YOUR GOAL: Give back, exactly as written, the lines from the beginning of the listing through the one that contains "const toXY = (xs, ys)".

-- START OF DATA EXTRACT --

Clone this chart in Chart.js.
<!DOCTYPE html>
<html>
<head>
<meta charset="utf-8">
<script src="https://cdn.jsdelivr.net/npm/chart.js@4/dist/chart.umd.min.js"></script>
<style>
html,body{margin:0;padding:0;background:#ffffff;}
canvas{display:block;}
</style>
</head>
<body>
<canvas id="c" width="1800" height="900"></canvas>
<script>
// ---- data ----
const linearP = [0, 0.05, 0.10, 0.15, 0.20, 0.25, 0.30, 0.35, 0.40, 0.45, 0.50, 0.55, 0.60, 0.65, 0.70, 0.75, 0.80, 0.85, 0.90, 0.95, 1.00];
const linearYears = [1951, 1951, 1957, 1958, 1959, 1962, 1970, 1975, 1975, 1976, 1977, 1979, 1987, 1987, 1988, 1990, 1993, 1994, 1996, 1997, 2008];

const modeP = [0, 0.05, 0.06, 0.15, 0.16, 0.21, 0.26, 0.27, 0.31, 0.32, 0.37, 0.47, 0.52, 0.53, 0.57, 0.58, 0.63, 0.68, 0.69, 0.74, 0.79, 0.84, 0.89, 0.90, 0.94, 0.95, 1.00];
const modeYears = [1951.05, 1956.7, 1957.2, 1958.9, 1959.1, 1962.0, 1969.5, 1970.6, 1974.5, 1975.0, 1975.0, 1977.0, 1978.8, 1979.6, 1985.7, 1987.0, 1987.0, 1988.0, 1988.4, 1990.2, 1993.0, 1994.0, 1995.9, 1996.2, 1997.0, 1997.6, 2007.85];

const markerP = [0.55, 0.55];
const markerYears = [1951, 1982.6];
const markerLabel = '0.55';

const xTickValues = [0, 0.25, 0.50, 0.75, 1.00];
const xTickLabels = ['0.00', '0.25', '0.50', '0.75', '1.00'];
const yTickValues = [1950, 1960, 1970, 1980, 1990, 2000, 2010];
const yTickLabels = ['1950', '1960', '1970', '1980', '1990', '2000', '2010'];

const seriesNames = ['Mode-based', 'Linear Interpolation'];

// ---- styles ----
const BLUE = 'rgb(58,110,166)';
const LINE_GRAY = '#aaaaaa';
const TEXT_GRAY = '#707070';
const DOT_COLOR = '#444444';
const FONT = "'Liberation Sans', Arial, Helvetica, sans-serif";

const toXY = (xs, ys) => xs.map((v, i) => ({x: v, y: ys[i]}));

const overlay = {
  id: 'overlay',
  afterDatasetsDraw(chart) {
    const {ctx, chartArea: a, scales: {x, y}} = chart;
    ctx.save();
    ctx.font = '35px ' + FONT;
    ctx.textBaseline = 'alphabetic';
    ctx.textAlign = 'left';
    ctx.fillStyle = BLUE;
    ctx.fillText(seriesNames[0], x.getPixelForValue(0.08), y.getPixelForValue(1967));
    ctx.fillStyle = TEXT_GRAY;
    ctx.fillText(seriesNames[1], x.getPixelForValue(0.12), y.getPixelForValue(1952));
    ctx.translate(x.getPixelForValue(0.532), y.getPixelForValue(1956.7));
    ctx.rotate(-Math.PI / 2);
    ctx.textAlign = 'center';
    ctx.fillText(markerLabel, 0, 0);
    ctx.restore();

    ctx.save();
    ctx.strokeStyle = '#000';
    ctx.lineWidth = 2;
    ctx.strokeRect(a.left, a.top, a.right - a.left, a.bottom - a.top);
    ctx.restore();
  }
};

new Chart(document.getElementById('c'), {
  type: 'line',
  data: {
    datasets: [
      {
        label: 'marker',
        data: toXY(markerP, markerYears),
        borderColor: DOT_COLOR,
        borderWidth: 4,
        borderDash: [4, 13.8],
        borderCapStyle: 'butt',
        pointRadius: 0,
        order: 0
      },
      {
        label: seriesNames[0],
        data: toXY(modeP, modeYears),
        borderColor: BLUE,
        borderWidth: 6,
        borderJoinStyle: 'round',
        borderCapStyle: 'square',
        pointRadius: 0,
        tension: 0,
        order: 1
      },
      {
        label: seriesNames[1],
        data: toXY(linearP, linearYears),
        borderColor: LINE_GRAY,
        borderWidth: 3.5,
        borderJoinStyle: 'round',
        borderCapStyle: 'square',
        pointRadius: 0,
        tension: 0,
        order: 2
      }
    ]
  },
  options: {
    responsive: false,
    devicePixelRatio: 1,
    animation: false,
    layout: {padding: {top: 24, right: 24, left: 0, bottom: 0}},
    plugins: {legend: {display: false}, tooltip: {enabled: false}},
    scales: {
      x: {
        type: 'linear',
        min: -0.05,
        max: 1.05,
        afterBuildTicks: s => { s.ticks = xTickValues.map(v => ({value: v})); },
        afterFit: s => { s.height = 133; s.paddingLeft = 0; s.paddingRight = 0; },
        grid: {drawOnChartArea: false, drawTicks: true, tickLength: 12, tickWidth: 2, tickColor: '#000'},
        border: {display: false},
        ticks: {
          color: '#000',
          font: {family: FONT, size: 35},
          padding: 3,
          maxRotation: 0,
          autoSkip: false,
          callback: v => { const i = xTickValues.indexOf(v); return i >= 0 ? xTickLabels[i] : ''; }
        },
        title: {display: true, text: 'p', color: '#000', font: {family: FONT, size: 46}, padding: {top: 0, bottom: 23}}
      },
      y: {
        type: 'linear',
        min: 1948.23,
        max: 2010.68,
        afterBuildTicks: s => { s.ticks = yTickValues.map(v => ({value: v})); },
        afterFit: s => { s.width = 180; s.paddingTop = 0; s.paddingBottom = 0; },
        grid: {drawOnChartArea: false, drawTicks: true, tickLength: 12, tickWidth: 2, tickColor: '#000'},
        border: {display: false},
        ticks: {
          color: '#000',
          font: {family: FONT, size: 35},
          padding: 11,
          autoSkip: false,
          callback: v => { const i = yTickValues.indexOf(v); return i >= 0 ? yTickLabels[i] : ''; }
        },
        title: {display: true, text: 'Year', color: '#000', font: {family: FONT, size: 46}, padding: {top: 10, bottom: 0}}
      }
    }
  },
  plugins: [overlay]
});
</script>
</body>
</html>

-- END OF DATA EXTRACT --

ANSWER TO THIS EXERCISE:
Clone this chart in Chart.js.
<!DOCTYPE html>
<html>
<head>
<meta charset="utf-8">
<script src="https://cdn.jsdelivr.net/npm/chart.js@4/dist/chart.umd.min.js"></script>
<style>
html,body{margin:0;padding:0;background:#ffffff;}
canvas{display:block;}
</style>
</head>
<body>
<canvas id="c" width="1800" height="900"></canvas>
<script>
// ---- data ----
const linearP = [0, 0.05, 0.10, 0.15, 0.20, 0.25, 0.30, 0.35, 0.40, 0.45, 0.50, 0.55, 0.60, 0.65, 0.70, 0.75, 0.80, 0.85, 0.90, 0.95, 1.00];
const linearYears = [1951, 1951, 1957, 1958, 1959, 1962, 1970, 1975, 1975, 1976, 1977, 1979, 1987, 1987, 1988, 1990, 1993, 1994, 1996, 1997, 2008];

const modeP = [0, 0.05, 0.06, 0.15, 0.16, 0.21, 0.26, 0.27, 0.31, 0.32, 0.37, 0.47, 0.52, 0.53, 0.57, 0.58, 0.63, 0.68, 0.69, 0.74, 0.79, 0.84, 0.89, 0.90, 0.94, 0.95, 1.00];
const modeYears = [1951.05, 1956.7, 1957.2, 1958.9, 1959.1, 1962.0, 1969.5, 1970.6, 1974.5, 1975.0, 1975.0, 1977.0, 1978.8, 1979.6, 1985.7, 1987.0, 1987.0, 1988.0, 1988.4, 1990.2, 1993.0, 1994.0, 1995.9, 1996.2, 1997.0, 1997.6, 2007.85];

const markerP = [0.55, 0.55];
const markerYears = [1951, 1982.6];
const markerLabel = '0.55';

const xTickValues = [0, 0.25, 0.50, 0.75, 1.00];
const xTickLabels = ['0.00', '0.25', '0.50', '0.75', '1.00'];
const yTickValues = [1950, 1960, 1970, 1980, 1990, 2000, 2010];
const yTickLabels = ['1950', '1960', '1970', '1980', '1990', '2000', '2010'];

const seriesNames = ['Mode-based', 'Linear Interpolation'];

// ---- styles ----
const BLUE = 'rgb(58,110,166)';
const LINE_GRAY = '#aaaaaa';
const TEXT_GRAY = '#707070';
const DOT_COLOR = '#444444';
const FONT = "'Liberation Sans', Arial, Helvetica, sans-serif";

const toXY = (xs, ys) => xs.map((v, i) => ({x: v, y: ys[i]}));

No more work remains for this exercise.